Власть не должна быть бессильной перед злом, но людям прежде всего надо тренировать себя на терпимость, взаимоуважение, на добро. И не так уж важно, кто принесёт более заметную лепту добра в наш недобрый мир,— церковь ли, чтение ли книг, театр и кино, семейное воспитание или школа. Знаю только, что без быстрого прогресса культуры с одними политическими требованиями всё большей свободы, смахивающей на анархию, и одними экономическими требованиями одежды и колбасы, без культуры духовной — мы пропали.

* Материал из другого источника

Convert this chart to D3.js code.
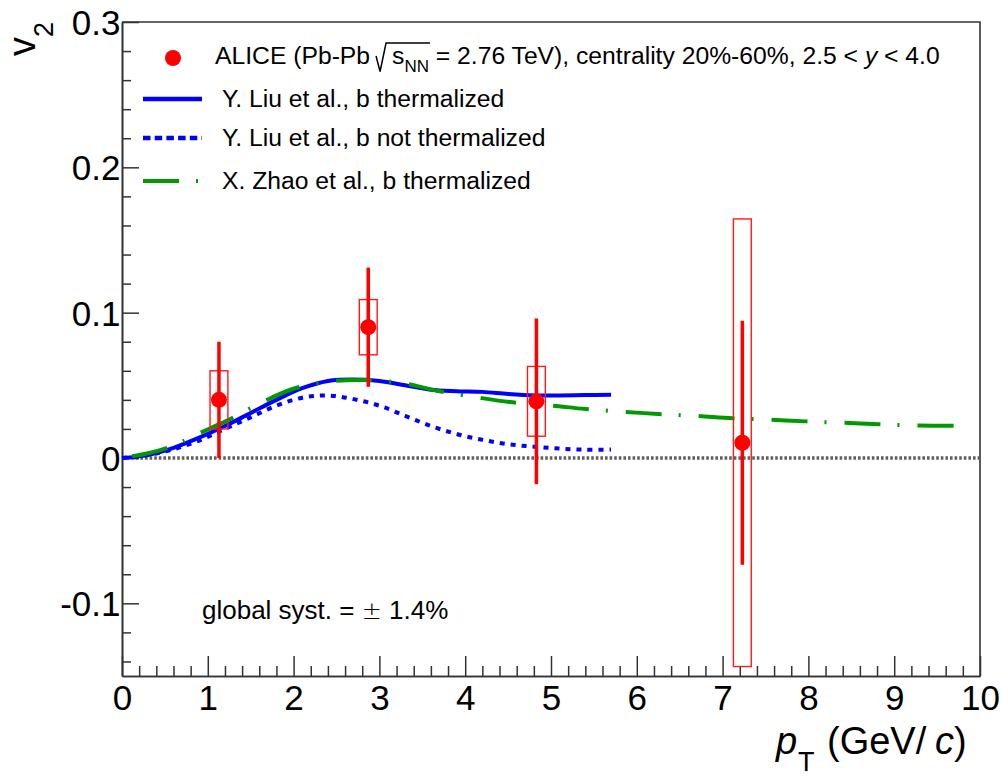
<!DOCTYPE html>
<html>
<head>
<meta charset="utf-8">
<script src="https://cdn.jsdelivr.net/npm/d3@7"></script>
<style>
  html, body { margin: 0; padding: 0; background: #fff; }
  svg { display: block; font-family: "Liberation Sans", Arial, Helvetica, sans-serif; }
</style>
</head>
<body>
<svg id="chart" width="1002" height="778"></svg>
<script>
// ALICE J/psi v2 measurement: bin centres, values, stat. and syst. uncertainties
const dataPt   = [1.13, 2.87, 4.83, 7.23];
const dataV2   = [0.040, 0.090, 0.039, 0.0105];
const dataStat = [0.040, 0.041, 0.057, 0.084];
const dataSyst = [0.020, 0.019, 0.024, 0.154];

// Transport model: Y. Liu et al.
const liuPt      = [0, 0.3, 0.6, 0.9, 1.2, 1.5, 1.8, 2.1, 2.4, 2.7, 3.0, 3.3, 3.6, 3.9, 4.2, 4.5, 4.8, 5.1, 5.4, 5.7];
const liuTherm   = [0, 0.002, 0.007, 0.014, 0.022, 0.031, 0.040, 0.048, 0.053, 0.054, 0.053, 0.050, 0.047, 0.046, 0.0455, 0.044, 0.043, 0.043, 0.0433, 0.0435];
const liuNoTherm = [0, 0.002, 0.006, 0.012, 0.020, 0.028, 0.036, 0.0415, 0.043, 0.0405, 0.036, 0.029, 0.022, 0.0165, 0.0125, 0.0095, 0.0078, 0.0065, 0.0057, 0.0058];

// Transport model: X. Zhao et al.
const zhaoPt    = [0, 0.33, 0.62, 0.83, 1.2, 1.61, 1.98, 2.4, 2.8, 3.28, 3.67, 4.13, 4.52, 4.99, 5.4, 5.84, 6.25, 6.7, 7.12, 7.55, 7.97, 8.41, 8.83, 9.28, 9.7];
const zhaoTherm = [0, 0.0036, 0.009, 0.0151, 0.025, 0.0376, 0.0473, 0.0525, 0.0537, 0.0514, 0.0463, 0.0418, 0.0385, 0.0362, 0.0337, 0.0318, 0.0303, 0.0289, 0.0273, 0.0264, 0.0252, 0.0242, 0.0232, 0.0224, 0.0222];

// Axis ticks
const xTickValues = [0, 1, 2, 3, 4, 5, 6, 7, 8, 9, 10];
const xTickLabels = ["0", "1", "2", "3", "4", "5", "6", "7", "8", "9", "10"];
const yTickValues = [-0.1, 0, 0.1, 0.2, 0.3];
const yTickLabels = ["-0.1", "0", "0.1", "0.2", "0.3"];

// Legend entries
const legendLabels = [
  "Y. Liu et al., b thermalized",
  "Y. Liu et al., b not thermalized",
  "X. Zhao et al., b thermalized"
];
const globalSystLabel = "global syst. = ";
const globalSystValue = " 1.4%";

const frame = { left: 122, right: 980, top: 22, bottom: 676 };
const x = d3.scaleLinear().domain([0, 10]).range([frame.left, frame.right]);
const y = d3.scaleLinear().domain([-0.15, 0.3]).range([frame.bottom, frame.top]);

const svg = d3.select("#chart");
const axisColor = "#333";
const red = "#ff0000", blue = "#0000ff", green = "#009900";
const greenDash = [36, 17, 2, 18];

// ---- axes ----
const xMinor = d3.range(0, 10.0001, 0.2).filter(v => Math.abs(v - Math.round(v)) > 1e-6);
const yMinor = d3.range(-0.14, 0.2901, 0.02).filter(v => Math.abs(v * 10 - Math.round(v * 10)) > 1e-6);

function styleAxis(g) {
  g.select(".domain").attr("stroke", axisColor).attr("stroke-width", 1.6);
  g.selectAll(".tick line").attr("stroke", axisColor).attr("stroke-width", 1.5);
}

svg.append("g").attr("transform", `translate(0,${frame.bottom})`)
  .call(d3.axisBottom(x).tickValues(xMinor).tickSize(-10).tickSizeOuter(0).tickFormat(""))
  .call(styleAxis);
svg.append("g").attr("transform", `translate(0,${frame.bottom})`)
  .call(d3.axisBottom(x).tickValues(xTickValues).tickSize(-20).tickSizeOuter(0).tickPadding(9)
    .tickFormat((d, i) => xTickLabels[i]))
  .call(styleAxis)
  .call(g => g.selectAll("text").attr("font-size", 35).attr("fill", "#000")
    .attr("font-family", "'Liberation Sans', Arial, sans-serif"));

svg.append("g").attr("transform", `translate(${frame.left},0)`)
  .call(d3.axisLeft(y).tickValues(yMinor).tickSize(-9).tickSizeOuter(0).tickFormat(""))
  .call(styleAxis);
svg.append("g").attr("transform", `translate(${frame.left},0)`)
  .call(d3.axisLeft(y).tickValues(yTickValues).tickSize(-17).tickSizeOuter(0).tickPadding(1.5)
    .tickFormat((d, i) => yTickLabels[i]))
  .call(styleAxis)
  .call(g => g.selectAll("text").attr("font-size", 35).attr("fill", "#000").attr("dy", "0.355em")
    .attr("font-family", "'Liberation Sans', Arial, sans-serif"));

// top and right edges of the frame
svg.append("path")
  .attr("d", `M${frame.left},${frame.top}H${frame.right}V${frame.bottom}`)
  .attr("fill", "none").attr("stroke", axisColor).attr("stroke-width", 1.6);

// axis titles
const xTitle = svg.append("text").attr("y", 754).attr("font-size", 38).attr("fill", "#000");
xTitle.append("tspan").attr("x", 776).attr("font-style", "italic").text("p");
xTitle.append("tspan").attr("x", 798).attr("dy", 17).attr("font-size", 27).text("T");
xTitle.append("tspan").attr("x", 827).attr("dy", -17).text("(GeV/");
xTitle.append("tspan").attr("x", 935).attr("font-style", "italic").text("c");
xTitle.append("tspan").text(")");

const yTitle = svg.append("text").attr("transform", "translate(35,22) rotate(-90)")
  .attr("text-anchor", "end").attr("font-size", 38).attr("fill", "#000");
yTitle.append("tspan").text("v");
yTitle.append("tspan").attr("dy", 18).attr("font-size", 27).text("2");

// ---- zero reference line ----
svg.append("line")
  .attr("x1", x(0)).attr("x2", x(10)).attr("y1", y(0)).attr("y2", y(0))
  .attr("stroke", "#5f5f5f").attr("stroke-width", 3.5).attr("stroke-dasharray", "2.6,2");

// ---- model curves ----
const line = d3.line().x(d => x(d[0])).y(d => y(d[1])).curve(d3.curveCatmullRom.alpha(0.5));
const liuThermPts   = liuPt.map((p, i) => [p, liuTherm[i]]);
const liuNoThermPts = liuPt.map((p, i) => [p, liuNoTherm[i]]);
const zhaoPts       = zhaoPt.map((p, i) => [p, zhaoTherm[i]]);

svg.append("path").datum(liuThermPts).attr("d", line)
  .attr("fill", "none").attr("stroke", blue).attr("stroke-width", 4);
svg.append("path").datum(liuNoThermPts).attr("d", line)
  .attr("fill", "none").attr("stroke", blue).attr("stroke-width", 4).attr("stroke-dasharray", "5,6");
const zhaoPath = svg.append("path").datum(zhaoPts).attr("d", line)
  .attr("fill", "none").attr("stroke", green).attr("stroke-width", 4)
  .attr("stroke-dasharray", greenDash.join(","));

// phase the long-dash/dot pattern so that a dash begins near pT = 9.27
(function alignDash() {
  const node = zhaoPath.node();
  const period = d3.sum(greenDash);
  const tx = x(9.27);
  let lo = 0, hi = node.getTotalLength();
  for (let k = 0; k < 40; k++) {
    const mid = (lo + hi) / 2;
    if (node.getPointAtLength(mid).x < tx) lo = mid; else hi = mid;
  }
  const L = (lo + hi) / 2;
  zhaoPath.attr("stroke-dashoffset", (period - (L % period)) % period);
})();

// ---- data points ----
const pts = dataPt.map((p, i) => ({ pt: p, v: dataV2[i], stat: dataStat[i], syst: dataSyst[i] }));
const boxHalf = 0.104;
const gData = svg.append("g");
gData.selectAll("rect").data(pts).join("rect")
  .attr("x", d => x(d.pt - boxHalf))
  .attr("width", d => x(d.pt + boxHalf) - x(d.pt - boxHalf))
  .attr("y", d => y(d.v + d.syst))
  .attr("height", d => y(d.v - d.syst) - y(d.v + d.syst))
  .attr("fill", "none").attr("stroke", "#ff1a1a").attr("stroke-width", 1.4);
gData.selectAll("line").data(pts).join("line")
  .attr("x1", d => x(d.pt)).attr("x2", d => x(d.pt))
  .attr("y1", d => y(d.v + d.stat)).attr("y2", d => y(d.v - d.stat))
  .attr("stroke", red).attr("stroke-width", 3.5);
gData.selectAll("circle").data(pts).join("circle")
  .attr("cx", d => x(d.pt)).attr("cy", d => y(d.v)).attr("r", 8)
  .attr("fill", red);

// ---- legend ----
const lg = svg.append("g").attr("font-size", 24.7).attr("fill", "#000");
lg.append("circle").attr("cx", 173).attr("cy", 58).attr("r", 8).attr("fill", red);

const alice = lg.append("text").attr("x", 215).attr("y", 64);
alice.append("tspan").text("ALICE (Pb-Pb");
alice.append("tspan").attr("dx", 22).text("s");
alice.append("tspan").attr("dy", 8).attr("font-size", 17).text("NN");
alice.append("tspan").attr("dy", -8).text(" = 2.76 TeV), centrality 20%-60%, 2.5 < ");
alice.append("tspan").attr("font-style", "italic").text("y");
alice.append("tspan").text(" < 4.0");

// square-root sign with its bar over s_NN
(function drawRadical() {
  const node = alice.node();
  const sx = node.getStartPositionOfChar(12).x;
  const ex = node.getEndPositionOfChar(14).x;
  const base = 64;
  lg.append("path")
    .attr("d", `M${sx - 16},${base - 8} L${sx - 12},${base + 7.5} L${sx - 6},${base - 21} H${ex + 1}`)
    .attr("fill", "none").attr("stroke", "#000").attr("stroke-width", 1.5)
    .attr("stroke-linejoin", "miter");
})();

const rowY = [99, 138, 181];
lg.append("line").attr("x1", 143).attr("x2", 202).attr("y1", rowY[0]).attr("y2", rowY[0])
  .attr("stroke", blue).attr("stroke-width", 4.5);
lg.append("line").attr("x1", 143).attr("x2", 202).attr("y1", rowY[1]).attr("y2", rowY[1])
  .attr("stroke", blue).attr("stroke-width", 4.5).attr("stroke-dasharray", "7.5,4.2");
lg.append("line").attr("x1", 143).attr("x2", 202).attr("y1", rowY[2]).attr("y2", rowY[2])
  .attr("stroke", green).attr("stroke-width", 4).attr("stroke-dasharray", greenDash.join(","));
legendLabels.forEach((t, i) => {
  lg.append("text").attr("x", 222).attr("y", rowY[i] + 8).text(t);
});

// global systematic uncertainty note
const gs = svg.append("text").attr("x", 202).attr("y", 619).attr("font-size", 26).attr("fill", "#000");
gs.append("tspan").text(globalSystLabel);
gs.append("tspan").attr("font-family", "'DejaVu Sans', sans-serif").attr("font-weight", 300)
  .attr("font-size", 24).text("\u00b1");
gs.append("tspan").text(globalSystValue);
</script>
</body>
</html>
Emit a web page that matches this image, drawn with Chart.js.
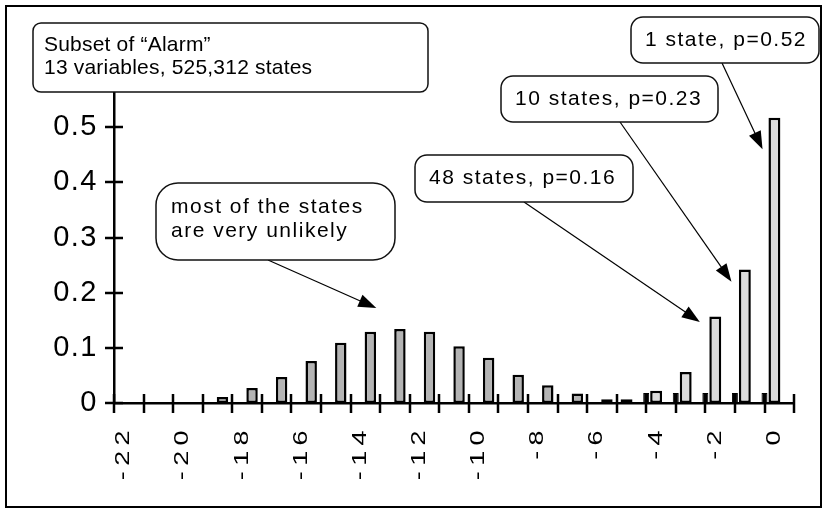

Слов нет, люди во многих местах нашей необъятной страны — «от столиц до самых до окраин» — живут унизительно трудно. Административно-чиновничья власть, проросшая во все ткани нашего общественного организма, не уступает добровольно своих прав, мимикрирует, прибегает к лозунгам перестройки, лишь бы удержаться — в надежде, что всё повернёт на старое. Чиновник, которого издавна звали на Руси «крапивным семенем» по его приживчивости на любой почве и способности заглушить своими ядовито жгущимися листьями любую культурную траву, слегка присмиревший в окрестностях Охотного ряда, все ещё всесилен где-нибудь в районном Ардатове. И там, где массовый стихийный протест вызван отчаянием от ощущения глухой стены, через которую не докричишься, он понятен и оправдан.
Но не затем ли дан был нам опыт трёх русских революций, не считая восстаний и бунтов прошлых столетий, чтобы мы больше ценили идею Великой Эволюции, как определил в письме к Сталину 1930 года свой идеал Михаил Булгаков.
Всегда находятся горячие головы, люди нетерпеливые, жадные на скорые перемены. Но беда та, что истинно глубокие изменения в народной жизни, сопровождаемые изменениями в психике и нравах, происходят медленно. К рыцарям «нетерпения», психологически точно охарактеризованным Ю. Трифоновым в его романе о народовольцах, примыкают честолюбцы, готовые всякий раз начать историю с нуля, лишь бы покрасоваться во главе бунтующих масс.